そこで差し向かいで酒を飲みながら四方山話に花が咲くことになるんですが、おかしらの質問「あんたも、あたいみたいに男には絶対負けないって思ってるのかい?」に対して「はい」と答えると、「ふうん、意外だね。あんたはてっきりただの○○ってカンジだと思ってたけど」とズバリ性格を言い当てられ(笑)、「それとも、これからはあたいみたいな生き方をしたいってわけかい?」とくるので、「はい」と答えると、性格が彼女と同じ「おとこまさり」に変わります。なるほど、ウマイ。
このおかしら、先代のおかしらの一人娘で跡目として厳しく育てられ、女だてらに荒くれ男どもを統率しているという設定。「おかしらはイイ女なんだが、あの男まさりな性格だけが玉にキズだな」(海賊・談)。

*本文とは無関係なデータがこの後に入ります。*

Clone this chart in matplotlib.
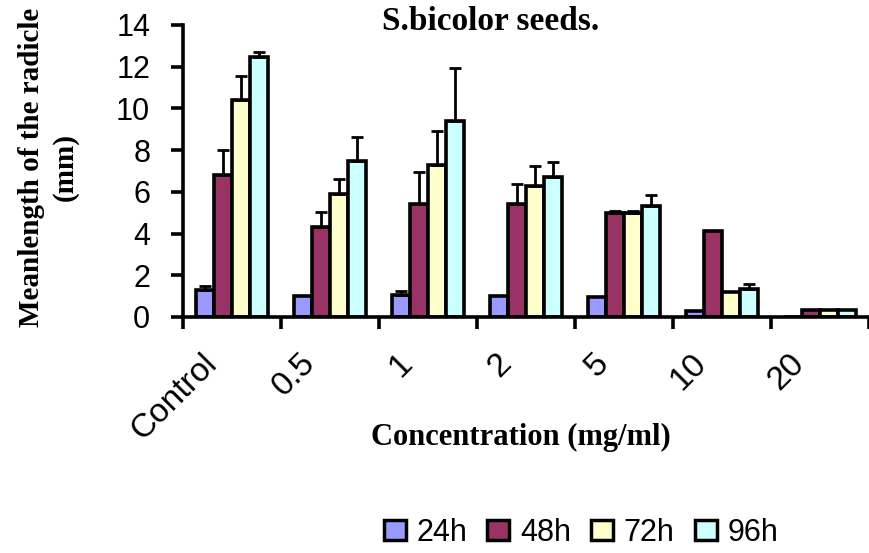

アネゴ口調で一人称はもちろん「あたい」、という実にいいキャラです。ハッキリ言って好みです(笑)。要チェック。
ところで、このひといったい何歳なんでしょう?『知られざる伝説』の挿画ではどうみても十代?とのことですが、いくらなんでも十代ではリアリティがないし、海賊が「イイ女」と言ってるということは少なくとも二十歳は越えてるんじゃないでしょうか。小説版では「二十代後半」で「髪を短く切」った「男装の麗人」となっています。ただこのキャラ(名前はオルシェ)は言葉は普通の男言葉だし、一人称は「わたし」だし(こだわる)、ゲームに忠実というよりは独自の解釈をしたのでしょう。これでオルテガに惚れてるとかいう設定だったらイイ話なんですけどね。
閑話休題、16歳(+α?)の女勇者に対する態度も年上っぽいし(単に性格かもしれませんが)、手下の海賊が「イイ女」と言うニュアンスから少なくとも二十歳、「二十代後半」でもおかしくはないですが個人的な希望としては二十代前半くらいであってほしいです。ただ、いい歳して「あたい」もないでしょうから、かなり微妙なところでしょう。